◆ WRITTEN PROBLEM: Go through the data below. List every line that holds the word "draw".

◆ PROVIDED ENTRIES:
# # # # # # #

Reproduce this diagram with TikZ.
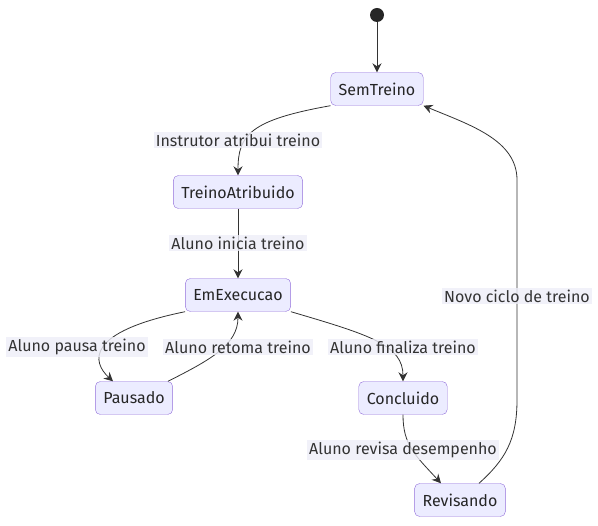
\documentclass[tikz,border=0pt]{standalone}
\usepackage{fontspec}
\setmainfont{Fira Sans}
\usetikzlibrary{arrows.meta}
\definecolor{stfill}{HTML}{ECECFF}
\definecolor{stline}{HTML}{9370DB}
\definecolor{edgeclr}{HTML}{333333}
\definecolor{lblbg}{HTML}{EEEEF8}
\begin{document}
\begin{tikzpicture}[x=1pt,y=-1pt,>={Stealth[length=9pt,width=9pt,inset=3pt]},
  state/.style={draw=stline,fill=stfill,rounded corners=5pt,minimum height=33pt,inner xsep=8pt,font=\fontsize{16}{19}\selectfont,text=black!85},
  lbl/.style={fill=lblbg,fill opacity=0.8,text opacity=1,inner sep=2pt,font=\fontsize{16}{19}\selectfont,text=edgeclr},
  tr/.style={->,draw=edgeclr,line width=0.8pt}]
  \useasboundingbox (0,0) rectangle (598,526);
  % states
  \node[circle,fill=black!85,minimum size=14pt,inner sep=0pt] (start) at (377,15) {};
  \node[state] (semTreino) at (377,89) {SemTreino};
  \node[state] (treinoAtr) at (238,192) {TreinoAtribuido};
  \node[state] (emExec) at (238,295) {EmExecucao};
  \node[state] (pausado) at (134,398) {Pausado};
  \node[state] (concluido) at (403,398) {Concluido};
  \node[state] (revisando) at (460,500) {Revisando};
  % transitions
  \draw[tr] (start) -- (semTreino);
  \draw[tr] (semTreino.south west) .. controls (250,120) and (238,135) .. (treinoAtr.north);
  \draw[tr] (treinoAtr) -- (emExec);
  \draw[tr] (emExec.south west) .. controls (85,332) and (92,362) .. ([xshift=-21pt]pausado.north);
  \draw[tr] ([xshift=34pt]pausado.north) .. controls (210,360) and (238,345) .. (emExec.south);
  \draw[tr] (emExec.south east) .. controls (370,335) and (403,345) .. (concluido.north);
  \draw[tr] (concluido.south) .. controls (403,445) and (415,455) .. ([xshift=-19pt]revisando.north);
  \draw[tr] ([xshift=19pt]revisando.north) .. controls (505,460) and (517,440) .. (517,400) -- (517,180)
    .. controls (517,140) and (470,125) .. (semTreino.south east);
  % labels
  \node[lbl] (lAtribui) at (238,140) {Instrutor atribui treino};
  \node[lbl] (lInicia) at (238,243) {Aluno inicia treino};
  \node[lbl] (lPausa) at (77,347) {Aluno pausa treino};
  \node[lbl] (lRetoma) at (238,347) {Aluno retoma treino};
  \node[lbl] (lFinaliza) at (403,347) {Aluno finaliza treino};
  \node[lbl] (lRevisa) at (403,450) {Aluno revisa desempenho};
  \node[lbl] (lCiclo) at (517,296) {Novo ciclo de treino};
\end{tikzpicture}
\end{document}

# # # # # # #

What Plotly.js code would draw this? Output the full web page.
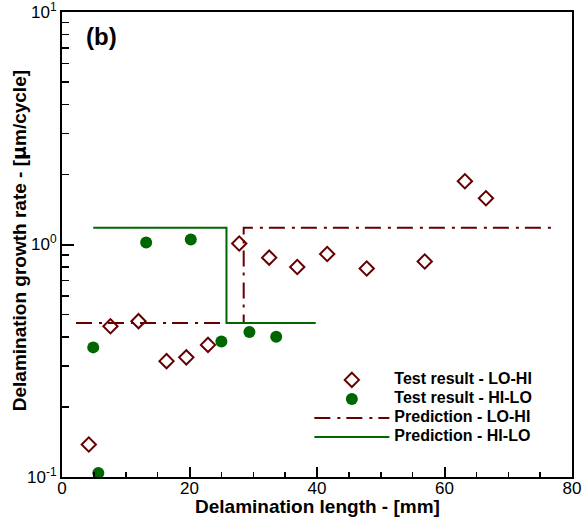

# # # # # # #

◆ WORKED ANSWER:
  state/.style={draw=stline,fill=stfill,rounded corners=5pt,minimum height=33pt,inner xsep=8pt,font=\fontsize{16}{19}\selectfont,text=black!85},
  tr/.style={->,draw=edgeclr,line width=0.8pt}]
  \draw[tr] (start) -- (semTreino);
  \draw[tr] (semTreino.south west) .. controls (250,120) and (238,135) .. (treinoAtr.north);
  \draw[tr] (treinoAtr) -- (emExec);
  \draw[tr] (emExec.south west) .. controls (85,332) and (92,362) .. ([xshift=-21pt]pausado.north);
  \draw[tr] ([xshift=34pt]pausado.north) .. controls (210,360) and (238,345) .. (emExec.south);
  \draw[tr] (emExec.south east) .. controls (370,335) and (403,345) .. (concluido.north);
  \draw[tr] (concluido.south) .. controls (403,445) and (415,455) .. ([xshift=-19pt]revisando.north);
  \draw[tr] ([xshift=19pt]revisando.north) .. controls (505,460) and (517,440) .. (517,400) -- (517,180)
What Plotly.js code would draw this? Output the full web page.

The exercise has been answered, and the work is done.